“We are committed to ensuring the ballot box is open to all eligible voters. We are committed to making sure constitutional means are used to accomplish that. We are committed to protecting the value of every American’s voice by securing our elections from fraud. These are our priorities and our principles.”
WASHINGTON — Rep. Doug Collins (R-Ga.), Ranking Member of the House Judiciary Committee, released the following statement at today’s hearing on the Voting Rights Act.
Ranking Member Collins: Mr. Chairman, the right to vote is of paramount importance in a democracy, and its protection from discriminatory barriers has been grounded in federal law since the Civil War and, more recently, through the Voting Rights Act of 1965.
A Supreme Court decision called Shelby County will be mentioned many times today, but, it’s important to remember that, in that decision the Supreme Court only struck down one outdated provision of the Voting Rights Act — namely an outdated formula — based on decades-old data that doesn’t hold true anymore, describing which jurisdictions had to get approval from the Department of Justice before their voting rules went into effect. It’s important to point out that other very important provisions of the Voting Rights Act remain in place, including Section 2 and Section 3.
Section 2 applies nationwide and prohibits voting practices or procedures that discriminate on the basis of race, color or the ability to speak English. Section 2 is enforced through federal lawsuits just like other federal civil rights laws, and the United States and civil rights organizations have brought many cases to enforce the guarantees of Section 2 in court, and they may do so in the future.
Section 3 of the Voting Rights Act also remains in place. Section 3 authorizes federal courts to impose preclearance requirements on states and political subdivisions that have enacted voting procedures that treat people differently based on race in violation of the Fourteenth and Fifteenth Amendments. If a state or political subdivision is found by the federal court to have treated people differently based on race, then the court has discretion to retain supervisory jurisdiction and impose preclearance requirements on the state or political subdivision as the court sees fit until a future date at the court’s discretion. This means that such state or political subdivision would have to submit all future voting rule changes for approval to either the court itself or the Department of Justice before such rule changes could go into effect. As set out in the Code of Federal Regulations, “Under section 3(c) of the [Voting Rights] Act, a court in voting rights litigation can order as relief that a jurisdiction not subject to the preclearance requirement of section 5 preclear its voting changes by submitting them either to the court or to the Attorney General.”
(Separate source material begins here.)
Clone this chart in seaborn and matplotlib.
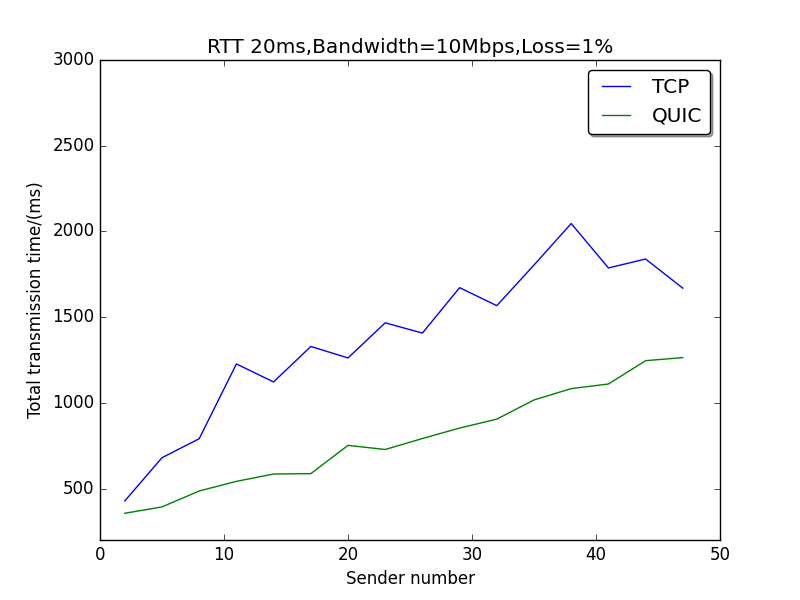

Again, Section 3’s procedures remain available today to those challenging voting rules as discriminatory. Just a couple years ago, for example, U.S. District Judge Lee Rosenthal issued an opinion in a redistricting case that required that City of Pasadena, Texas, to be monitored by the Justice Department because it had intentionally changed its city council districts to decrease Hispanic influence. The city, which the court ruled has a “long history of discrimination against minorities,” was required to have their future voting rules changes precleared by the Department of Justice for the next six years, during which time the federal judge “retains jurisdiction . . . to review before enforcement any change to the election map or plan that was in effect in Pasadena on December 1, 2013.” A change to the city’s election plan can be enforced without review by the judge only if it has been submitted to the U.S. Attorney General and the Justice Department has not objected within 60 days.
Voting rights are protected in this country, including in my own state of Georgia, where Latino and African-American voter turnout has soared. Between 2014 and 2018, voter turnout increased by double digits for both men and women in both of these communities. I invite my friends on this dais — particularly the ones from the great state of Georgia — to consider the data, which show that our state is diverse and politically engaged. Despite a certain candidate’s claim that she won an election that she, in fact, lost, and that “voter suppression is endemic” in Georgia, the facts disagree — and so do the values of Georgians and Americans. We are committed to ensuring the ballot box is open to all eligible voters. We are committed to making sure constitutional means are used to accomplish that. We are committed to protecting the value of every American’s voice by securing our elections from fraud. These are our priorities and our principles. I look forward to hearing from all our witnesses here today.